Аристобулу наследует его брат Яннай, освобожденный из темницы его женой Саломеей (или по-гречески Александрой). Яннай был ненавидим еще своим отцом Гирканом, к которому во сне явился, якобы, Всевышний и указал на то, что именно Яннай унаследует его власть, а не горячо любимый им Аристобул. Понятно, что, дорвавшись по воле Всевышнего до власти, Яннай (тоже Александр почему-то) также начал с казни брата-соперника. Это не помешало ему, однако, быть любимым среди народа, благодаря своим успехам в войнах, в расширении и укреплении границ отечества. Он умер в одном из военных походов по другую сторону Иордана, оставив трон своей супруге Александре и двум сыновьям, странным образом названным тоже Гирканом и Аристобулем — в честь невзлюбившего его отца и кровавого брата.
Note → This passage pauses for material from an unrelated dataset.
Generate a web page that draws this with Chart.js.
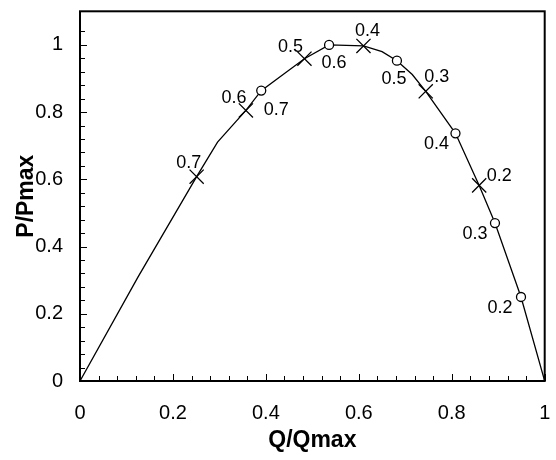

Это случилось уже в 76 г. до н. э., когда до римской оккупации оставалось всего лишь рукой подать, и не кто иной, как оные Гиркан с Аристобулем, затеяв братоубийственную войну за власть, эту руку подали, т. е. сыграли зловещую роль в ее инициации.
Но сперва два слова об их матери, царице Александре, поскольку грязная война, затеянная братьями, была, по сути, гражданской и шла под флагами верности Заветам и Закону.
Едва взойдя на престол, Александра назначила своего старшего сына Гиркана на должность первосвященника и вместе с ним признала все добавки к священному Писанию, которые принесли фарисеи, отменив, таким образом, строгий запрет на них своего свекра.
Благодаря этому, фарисеи, став фактическими властителями страны, начали «терроризировать царицу», убеждая ее перебить всех их противников. «Затем, — сообщает Флавий, — они убили одного из таких людей, некоего Диогена, а после него… еще нескольких человек». Среди возмущенных этими акциями был и младший сын царицы Аристобул, решивший воспротивиться позиции матери и брата. Мало помалу страсти разгорались, Аристобул пошел на них войной, «менее, чем за пятнадцать дней овладел двадцатью двумя городами» и среди приверженцев «стал походить на настоящего царя». В отместку за это «было решено заключить жену и семью Аристобула в крепость около святилища» («ИД», кн. 13, гл. 16).
После смерти царицы война между братьями превратилась в затяжное непримиримое побоище. Каждый из них, не моргнув глазом, добивался поддержки при дворах вражеских стран, но, прежде всего, у восходящей звезды римского могущества — полководца Гнея Помпея.
Разумеется, я не думаю, что без предательских ходов Гиркана и Аристобула, кровных наследников бесстрашных Маккавеев, Рим оставил бы Иудею в покое. Однако не зловещ ли хотя бы символический аспект этих акций: мы сами пригласили своих поработителей?!
Как бы там ни было, в результате первой неотложной римской «помощи» единая монархическая Иудея была раздроблена на пять округов с пятью синедрионами: Иерусалим, Гадар, Амафунт, Иерихон и Сепфорис (Там же, кн. 14, гл. 5).